Rep. Matt Gaetz has introduced a bill that would end what he calls “unqualified birthright citizenship.”
The Florida Republican’s bill calls for “denying automatic citizenship at birth to children born in the United States to parents who are not United States nationals, aliens lawfully admitted to the United States as refugees, aliens lawfully admitted for permanent residence, or aliens performing active service in the United States Armed Forces.”
The proposal stands virtually no chance of being signed into law.
First of all, birthright citizenship for children born on U.S. soil is authorized by the 14th Amendment to the Constitution. Gaetz is proposing a legislative change to birthright citizenship, which would obviously be easier than amending the Constitution. But this kind of circumvention would face legal hurdles higher than the front row of a Willie Nelson concert.

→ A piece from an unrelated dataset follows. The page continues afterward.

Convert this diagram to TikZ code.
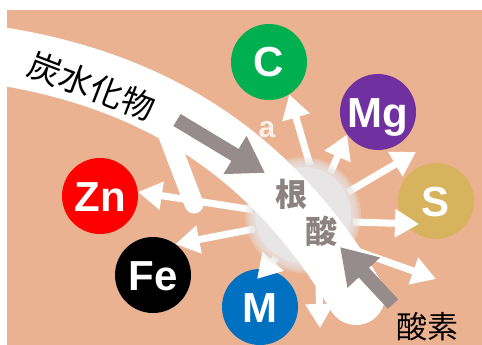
\documentclass[tikz,border=0pt]{standalone}
\usepackage{fontspec}
\setmainfont{Liberation Sans}
\newfontfamily\jp{Noto Sans CJK JP}
\usetikzlibrary{arrows.meta}

\definecolor{skin}{RGB}{235,178,145}
\definecolor{cgreen}{RGB}{0,176,80}
\definecolor{cpurple}{RGB}{112,48,160}
\definecolor{cgold}{RGB}{214,179,92}
\definecolor{cblue}{RGB}{0,112,192}
\definecolor{flowgray}{RGB}{150,140,140}
\definecolor{rootgray}{RGB}{140,130,130}
\definecolor{cellgray}{RGB}{231,229,229}

\begin{document}
\begin{tikzpicture}[x=1pt, y=-1pt, line join=round,
	elem/.style={circle, minimum size=76pt, inner sep=0pt, text=white, text height=30pt, text depth=0pt, font=\fontsize{42}{42}\selectfont\bfseries},
	wflow/.style={white, line width=7pt, -{Triangle[length=24pt, width=27pt]}},
	gflow/.style={flowgray, line width=14pt, -{Triangle[length=35pt, width=42pt]}}]
		\useasboundingbox (0,0) rectangle (482,345);
		\fill[skin] (7,10) rectangle (482,345);
		
		\node[elem, fill=cgreen] (c) at (269,62) {C};
		\node[elem, fill=cpurple] (mg) at (378,112) {Mg};
		\node[elem, fill=cgold] (s) at (436,201) {S};
		\node[elem, fill=red] (zn) at (100,196) {Zn};
		\node[elem, fill=black] (fe) at (153,275) {Fe};
		\node[elem, fill=cblue] (m) at (260,307) {M};
		
		\node[circle, minimum size=100pt, inner sep=0pt] (cell) at (303,215) {};
		\coordinate (p1) at (416,152);
		\coordinate (p2) at (419,224);
		\coordinate (p3) at (436,279);
		\coordinate (p4) at (320,328);
		\coordinate (p5) at (257,279);
		
		\draw[wflow] (cell.82) -- (c.302);
		\draw[wflow] (cell.57) -- (mg.216);
		\draw[wflow] (cell.27) -- (p1);
		\draw[wflow] (cell.-8) -- (p2);
		\draw[wflow] (cell.-38) -- (p3);
		\draw[wflow] (cell.-72) -- (p4);
		\draw[wflow] (cell.238) -- (p5);
		\draw[wflow] (cell.196) -- (fe.54);
		\draw[wflow] (cell.174) -- (zn.6);
		
		\foreach \r in {58,56,...,50}
			\fill[cellgray, opacity=0.3] (cell) circle[radius=\r pt];
		\fill[cellgray] (cell) circle[radius=48pt];
		
		\draw[white, line width=58pt, line cap=round] (-30,50) -- (0,56) .. controls (150,80) and (270,150) .. (356,296);
		\draw[white, line width=19pt, line cap=round] (165,128) -- (194,204);
		
		\node[white, opacity=0.8, font=\fontsize{30}{30}\selectfont\bfseries] (a) at (267,130) {a};
		\node[rotate=-21, font=\jp\fontsize{33}{33}\selectfont] (carb) at (92,86) {炭水化物};
		\node[text=rootgray, font=\jp\fontsize{32}{32}\selectfont\bfseries] (k1) at (291,194) {根};
		\node[text=rootgray, font=\jp\fontsize{32}{32}\selectfont\bfseries] (k2) at (321,231) {酸};
		\node[font=\jp\fontsize{31}{31}\selectfont] (o) at (427,327) {酸素};
		
		\coordinate (g1) at (177,120);
		\coordinate (g2) at (265,173);
		\coordinate (o1) at (393,304);
		\coordinate (o2) at (340,247);
		\draw[gflow] (g1) -- (g2);
		\draw[gflow] (o1) -- (o2);
	\end{tikzpicture}
\end{document}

And even if Gaetz’s proposal were legally feasible, it would face grim prospects for passage in the House, and I’d bet my salary it would be killed in the Democrat-led Senate.
In a news release Tuesday, Gaetz claimed:
Birthright citizenship has been grossly and blatantly misapplied for decades, recently becoming a loophole for illegal aliens to fraudulently abuse our immigration system. My legislation recognizes that American citizenship is a privilege — not an automatic right to be co-opted by illegal aliens.
Aside from being false (again, because of that whole 14th Amendment thing), Gaetz’s rhetoric borrows from an ugly, racist tradition. Historically, attempts to deny birthright citizenship have been used by powerful white officials to deny the rights of ethnic and racial minorities in the U.S., including enslaved Black people, along with Indigenous people and the children of Asian migrants. Such efforts have served as a means of imposing second-class status on these groups, if not forcing them out of the country completely.
Writer Erin Blakemore explained this in a piece for History.com, in which she cited a major Supreme Court case affirming that the 14th Amendment authorizes birthright citizenship for children born on U.S. soil, no matter the status of their parents. The 1898 case involved a Chinese American named Wong Kim Ark, who was born in the U.S. to immigrant parents in 1873 but was later denied re-entry to the country because of the racist Chinese Exclusion Act.
Although Wong was born before that law was enacted in 1882, and although the 14th Amendment had been used to protect birthright citizenship for years prior, Blakemore wrote that he “was a test case, selected by the Department of Justice in an attempt to prove that people of Chinese descent weren’t citizens.”